It was engaged in what we now know as business processing outsourcing (BPO) but back then, BPO was a term yet to be coined. I was hired as corporate communication manager and when I asked the president what my duties were, he told me that I should know better. At that time, the field of corporate communication was newly minted and I was left to my wits to help shape it for the company, and for my career.

Communication is a catchall word that encompasses just about every human activity. Within the company setting, it is a much-abused concept — its breakdown can cause many a misunderstanding or boardroom battle; but managing it competently can result in growth and profit.

So what exactly is corporate communication?

It is a mixed bag of functions. To illustrate simply, I have been invariably referred to as the PR girl, marketing director, event organizer, speech writer, publisher, editor and wordsmith. Corporate communication has been loosely aligned with public relations (PR), organizational communication, and marketing communication. Actually, it is the confluence of these disciplines that defines corporate communication.

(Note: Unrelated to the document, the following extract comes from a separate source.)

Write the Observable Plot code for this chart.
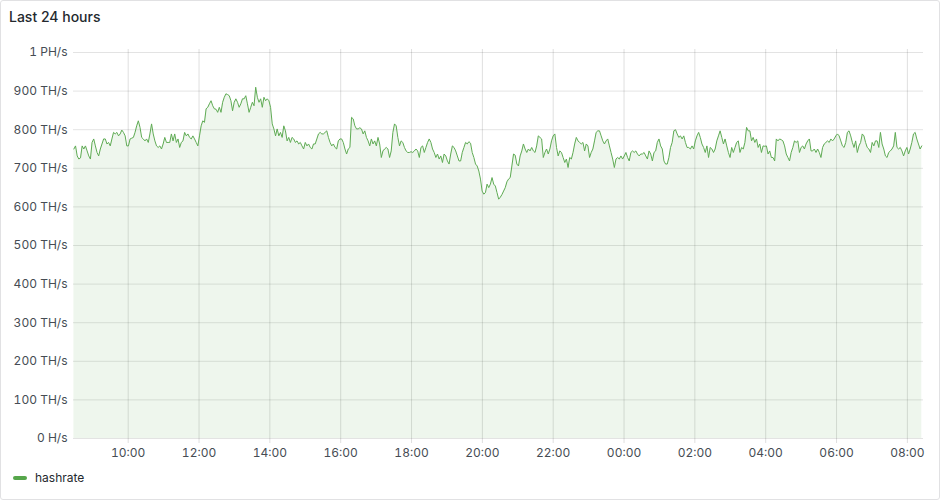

PR leans heavily on image building, primarily via positive messages, to create a reputation that is accepted and supported by a company’s stakeholders and the public at large. Organizational communication, which in some companies resides in the human resources function, is more behavioral in its approach and studies specific aspects of communication such as its flow, contents and effects within the company. Marketing communication, on the other hand, uses various media to send messages with the aim of selling a product, service or idea. With these definitions, one can see why corporate communication can be lumped with any or all of them.

Corporate communication draws from these three disciplines, and a corporate communication professional is indeed a well-rounded general practitioner. After all, corporate communication is all about managing messages and perceptions though: (1) effective use and timely dissemination of information to the proper audience using appropriate media; (2) maintaining strong relationships with stakeholders and publics; and (3) managing a positive corporate image.

To achieve all this, corporate communication is involved in almost all the internal and external communication needs of a company; to name a few: publications (traditional and electronic), employee relations, media relations, investor relations, events, crisis management, brand management, corporate social responsibility, training and other special projects. The list is far from exhaustive and as new technology emerges, it can even become longer and can require special skills.

But despite the swift changes in communication technology, I have observed in the past several years two truths about communication that remain constant: (1) the dynamism of communication; and (2) the strength of the written word. The two, of course, are entwined.

First, communication is dynamic because it is an ongoing process. This is the basic lesson I learned from my very first communication class in college and I have applied it in all communication situations ever since. Every communication activity has a sender (or source) and a receiver (or audience) of a message that is transmitted through a channel (or medium). This message usually elicits a reaction (or feedback) from the receiver. Keeping in mind these five components — sender, message, channel, receiver, and feedback — can greatly help leadership focus on its communication goals. It will be even more beneficial if the organization has determined, articulated and practiced its corporate philosophy and values in which all messages are anchored for consistency.

This cyclical nature of the communication process is its very heartbeat, if you will; it is what keeps communication alive and fluid. Corporate communication practitioners are aware of this, and are aware, too, that because of this energy and because it is primarily a human activity, communication can also be flawed; it can break down. The good news is that we can fall but we can also rise again; we pick up the pieces, learn from our failures and then start over.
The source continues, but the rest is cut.